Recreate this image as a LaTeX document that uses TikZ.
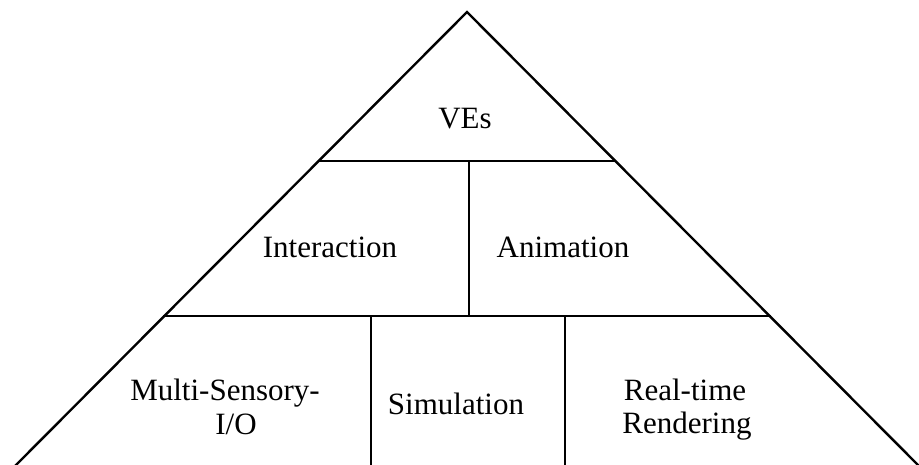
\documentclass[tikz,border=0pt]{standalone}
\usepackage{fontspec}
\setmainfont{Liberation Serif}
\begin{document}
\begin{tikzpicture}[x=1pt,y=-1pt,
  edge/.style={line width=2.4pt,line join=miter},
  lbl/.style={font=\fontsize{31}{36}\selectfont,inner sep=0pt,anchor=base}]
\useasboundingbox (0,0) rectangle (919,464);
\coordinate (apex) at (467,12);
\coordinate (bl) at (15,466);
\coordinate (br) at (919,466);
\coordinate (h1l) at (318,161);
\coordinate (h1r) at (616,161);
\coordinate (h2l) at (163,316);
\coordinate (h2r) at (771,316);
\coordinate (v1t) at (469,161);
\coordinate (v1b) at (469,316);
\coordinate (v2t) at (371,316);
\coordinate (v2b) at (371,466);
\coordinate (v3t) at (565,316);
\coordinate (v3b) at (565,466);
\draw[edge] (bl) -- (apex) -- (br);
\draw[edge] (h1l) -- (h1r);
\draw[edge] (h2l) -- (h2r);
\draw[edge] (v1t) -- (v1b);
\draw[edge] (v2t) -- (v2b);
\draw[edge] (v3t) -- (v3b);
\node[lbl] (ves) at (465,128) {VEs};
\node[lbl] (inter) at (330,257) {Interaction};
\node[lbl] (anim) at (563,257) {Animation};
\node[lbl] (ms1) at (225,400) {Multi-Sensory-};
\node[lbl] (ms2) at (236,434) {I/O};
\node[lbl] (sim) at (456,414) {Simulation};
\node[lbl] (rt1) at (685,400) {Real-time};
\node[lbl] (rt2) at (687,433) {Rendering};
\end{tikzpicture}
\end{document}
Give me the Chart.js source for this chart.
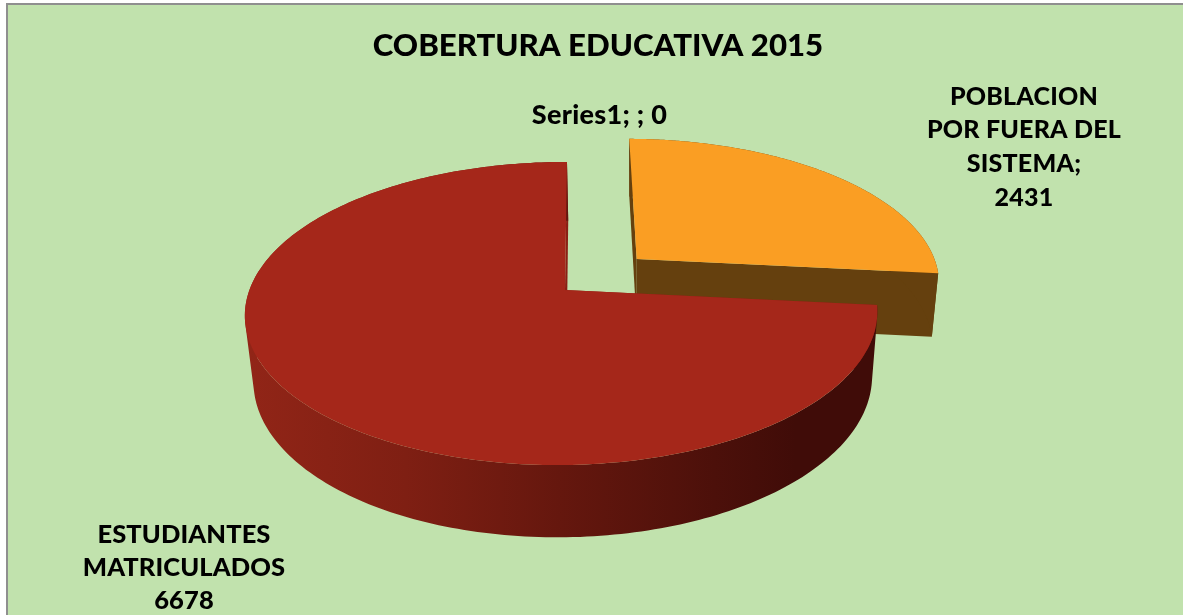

•••

## Required task:
Copy the data word for word. Pictures do not go in the copy.

## Full output:
Recreate this image as a LaTeX document that uses TikZ.
\documentclass[tikz,border=0pt]{standalone}
\usepackage{fontspec}
\setmainfont{Liberation Serif}
\begin{document}
\begin{tikzpicture}[x=1pt,y=-1pt,
  edge/.style={line width=2.4pt,line join=miter},
  lbl/.style={font=\fontsize{31}{36}\selectfont,inner sep=0pt,anchor=base}]
\useasboundingbox (0,0) rectangle (919,464);
\coordinate (apex) at (467,12);
\coordinate (bl) at (15,466);
\coordinate (br) at (919,466);
\coordinate (h1l) at (318,161);
\coordinate (h1r) at (616,161);
\coordinate (h2l) at (163,316);
\coordinate (h2r) at (771,316);
\coordinate (v1t) at (469,161);
\coordinate (v1b) at (469,316);
\coordinate (v2t) at (371,316);
\coordinate (v2b) at (371,466);
\coordinate (v3t) at (565,316);
\coordinate (v3b) at (565,466);
\draw[edge] (bl) -- (apex) -- (br);
\draw[edge] (h1l) -- (h1r);
\draw[edge] (h2l) -- (h2r);
\draw[edge] (v1t) -- (v1b);
\draw[edge] (v2t) -- (v2b);
\draw[edge] (v3t) -- (v3b);
\node[lbl] (ves) at (465,128) {VEs};
\node[lbl] (inter) at (330,257) {Interaction};
\node[lbl] (anim) at (563,257) {Animation};
\node[lbl] (ms1) at (225,400) {Multi-Sensory-};
\node[lbl] (ms2) at (236,434) {I/O};
\node[lbl] (sim) at (456,414) {Simulation};
\node[lbl] (rt1) at (685,400) {Real-time};
\node[lbl] (rt2) at (687,433) {Rendering};
\end{tikzpicture}
\end{document}
Give me the Chart.js source for this chart.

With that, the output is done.